Tak lama kemudian, Bung Karno segera melayangkan undangan kepada Naoko untuk berkunjung ke Indonesia. Tidak hanya itu saja, Bung Karno juga menemaninya dalam salah satu perjalanan wisata ke Pulau Dewata, Bali. Selama kebersamaan tersebutlah, benih-benih cinta makin tumbuh subur bersemi di dalam hati keduanya. Rasa bangga Naoko pun tidak bisa tergambarkan lagi ketika Bung Karno meminangnya. Saat itulah, Bung Karno secara resmi merubah nama Naoko menjadi Ratna Sari Dewi, atau biasa juga disebut dengan Dewi Soekarno.
Dari pernikahannya tersebut, lahirlah seorang gadis cantik yang diberi nama Kartika Sari Dewi atau akrab disapa Karina.  
Keroncong Bengawan Solo
Salah satu kenangan dalam kisah cinta Bung Karno dengan Ratna Sari Dewi adalah lagu Bengawan Solo.
Dikisahkan bahwa, ketika Bung Karno mengunjungi Jepang di tahun 1959, Bung Karno berkenalan dengan seorang gadis yang cantik jelita, berkulit putih yang halus dan juga mulus. Gadis tersebut bernama Naoko yang bekerja sebagai seorang geisha. Seperti geisha pada umumnya, Naoko pun harus bisa menghibur tamu-tamu yang mengunjungi klub dia bekerja. Walaupun porsi kerja bisa dibilang semacam gundik, selir ataupun simpanan para politikus, pejabat dan sebagainya, namun mereka tidak bisa dikatakan sebagai seorang pelacur.
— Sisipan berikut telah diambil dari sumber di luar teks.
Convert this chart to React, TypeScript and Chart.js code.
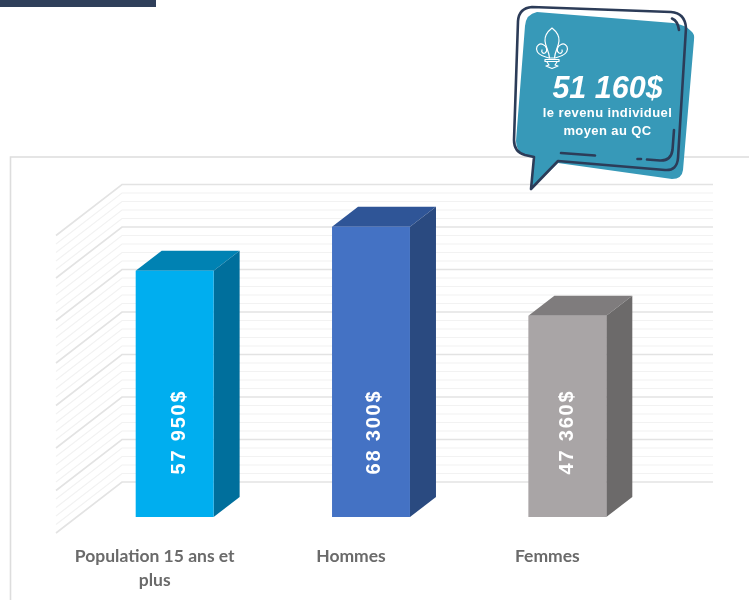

Bersama Masao Kubo (seorang direktur utama Tonichi Inc, sebuah perusahan yang berkembang di Asia saat itu) Bung Karno pun juga bertandang di klub tempat Naoko bekerja. Sebenarnya, Masao Kubo sudah mempersiapkan semuanya lebih awal, ia mengatakan kepada para geisha bahwa seorang presiden terbesar di Indonesia akan singgah di klub ini. Jadi, para geisha harus siap melayani beliau. Pada kesempatan itulah, Naoko menyanyikan sebuah lagu keroncong yang berjudul Bengawan Solo, sebuah lagu yang lahir dari kreativitas Gesang. Saat itulah, Bung Karno merasa semakin terkagum-kagum dengan sosok Naoko.